• _Exercise prompt_
Count the lines containing "with". Give the number alone.

++++++++++++++++++++

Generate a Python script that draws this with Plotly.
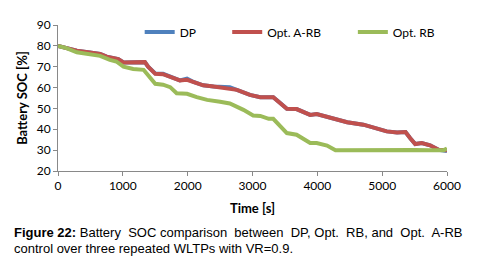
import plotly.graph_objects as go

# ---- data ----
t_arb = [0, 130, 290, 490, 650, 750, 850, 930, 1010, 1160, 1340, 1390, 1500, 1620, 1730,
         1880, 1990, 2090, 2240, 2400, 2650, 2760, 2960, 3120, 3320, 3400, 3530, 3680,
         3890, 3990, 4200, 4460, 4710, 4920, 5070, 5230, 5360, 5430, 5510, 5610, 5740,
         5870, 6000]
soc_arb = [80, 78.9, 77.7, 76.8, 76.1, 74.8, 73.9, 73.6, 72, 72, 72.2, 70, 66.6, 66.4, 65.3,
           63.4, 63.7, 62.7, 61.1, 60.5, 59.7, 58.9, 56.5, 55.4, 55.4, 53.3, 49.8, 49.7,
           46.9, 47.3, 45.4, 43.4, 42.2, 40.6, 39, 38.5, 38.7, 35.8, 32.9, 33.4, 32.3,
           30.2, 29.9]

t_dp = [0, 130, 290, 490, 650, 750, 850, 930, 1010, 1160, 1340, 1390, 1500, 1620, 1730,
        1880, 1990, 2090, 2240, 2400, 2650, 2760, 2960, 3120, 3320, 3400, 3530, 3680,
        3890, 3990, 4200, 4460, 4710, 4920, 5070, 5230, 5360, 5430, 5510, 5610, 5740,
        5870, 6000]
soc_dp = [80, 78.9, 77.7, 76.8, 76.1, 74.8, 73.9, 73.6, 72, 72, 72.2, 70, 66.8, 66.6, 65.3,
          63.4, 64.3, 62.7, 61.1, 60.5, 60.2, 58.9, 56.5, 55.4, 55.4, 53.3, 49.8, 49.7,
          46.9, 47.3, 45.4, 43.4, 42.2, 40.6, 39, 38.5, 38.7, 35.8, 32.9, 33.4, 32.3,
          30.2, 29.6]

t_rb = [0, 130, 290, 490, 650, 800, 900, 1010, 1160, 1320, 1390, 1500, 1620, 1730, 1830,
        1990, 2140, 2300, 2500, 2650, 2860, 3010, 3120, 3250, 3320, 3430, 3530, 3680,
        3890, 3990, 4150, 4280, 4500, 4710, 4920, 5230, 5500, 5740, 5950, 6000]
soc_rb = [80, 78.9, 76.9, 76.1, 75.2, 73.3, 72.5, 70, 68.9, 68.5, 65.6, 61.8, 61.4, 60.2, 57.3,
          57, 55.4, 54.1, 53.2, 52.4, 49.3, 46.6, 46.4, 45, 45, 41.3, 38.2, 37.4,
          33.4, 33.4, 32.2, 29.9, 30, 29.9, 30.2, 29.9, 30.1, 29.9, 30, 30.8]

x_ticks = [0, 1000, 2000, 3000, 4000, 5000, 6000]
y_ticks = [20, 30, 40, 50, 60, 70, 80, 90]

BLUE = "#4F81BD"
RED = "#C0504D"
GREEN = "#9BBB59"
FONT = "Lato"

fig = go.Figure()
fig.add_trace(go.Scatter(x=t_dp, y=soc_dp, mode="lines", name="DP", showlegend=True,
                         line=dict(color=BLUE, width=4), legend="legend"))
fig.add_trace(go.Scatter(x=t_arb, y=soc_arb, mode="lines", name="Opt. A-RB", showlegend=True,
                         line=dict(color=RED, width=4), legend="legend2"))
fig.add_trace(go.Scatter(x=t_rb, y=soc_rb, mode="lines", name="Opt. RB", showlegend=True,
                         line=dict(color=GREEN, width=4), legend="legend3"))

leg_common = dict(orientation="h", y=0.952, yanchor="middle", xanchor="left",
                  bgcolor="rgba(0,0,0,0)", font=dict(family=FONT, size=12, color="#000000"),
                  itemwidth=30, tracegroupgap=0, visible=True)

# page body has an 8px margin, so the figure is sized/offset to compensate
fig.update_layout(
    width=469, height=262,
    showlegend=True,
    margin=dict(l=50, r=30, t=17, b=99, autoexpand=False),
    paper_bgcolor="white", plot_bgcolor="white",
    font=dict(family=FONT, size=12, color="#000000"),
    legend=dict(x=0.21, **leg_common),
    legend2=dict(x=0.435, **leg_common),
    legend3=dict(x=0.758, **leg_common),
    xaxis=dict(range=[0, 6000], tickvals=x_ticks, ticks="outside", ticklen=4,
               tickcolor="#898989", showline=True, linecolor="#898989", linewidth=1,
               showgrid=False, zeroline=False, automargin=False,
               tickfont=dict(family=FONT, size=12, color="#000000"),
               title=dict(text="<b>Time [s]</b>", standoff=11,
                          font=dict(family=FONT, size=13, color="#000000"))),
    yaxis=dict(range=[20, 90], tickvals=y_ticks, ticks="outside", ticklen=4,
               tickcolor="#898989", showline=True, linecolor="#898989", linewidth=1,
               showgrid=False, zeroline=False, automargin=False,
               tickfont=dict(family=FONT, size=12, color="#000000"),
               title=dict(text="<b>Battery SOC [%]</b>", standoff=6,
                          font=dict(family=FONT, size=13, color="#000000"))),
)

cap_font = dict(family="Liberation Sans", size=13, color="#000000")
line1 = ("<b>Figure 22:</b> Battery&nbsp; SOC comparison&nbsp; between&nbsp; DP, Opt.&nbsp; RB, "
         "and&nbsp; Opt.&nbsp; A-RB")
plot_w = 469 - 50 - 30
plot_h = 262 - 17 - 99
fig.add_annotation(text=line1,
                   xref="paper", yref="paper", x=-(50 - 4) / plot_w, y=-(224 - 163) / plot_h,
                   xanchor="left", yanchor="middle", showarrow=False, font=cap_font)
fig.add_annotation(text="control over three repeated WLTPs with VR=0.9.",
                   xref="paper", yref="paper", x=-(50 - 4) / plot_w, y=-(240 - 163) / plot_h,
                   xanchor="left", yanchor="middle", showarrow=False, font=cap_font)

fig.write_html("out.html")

++++++++++++++++++++

• _In response_
2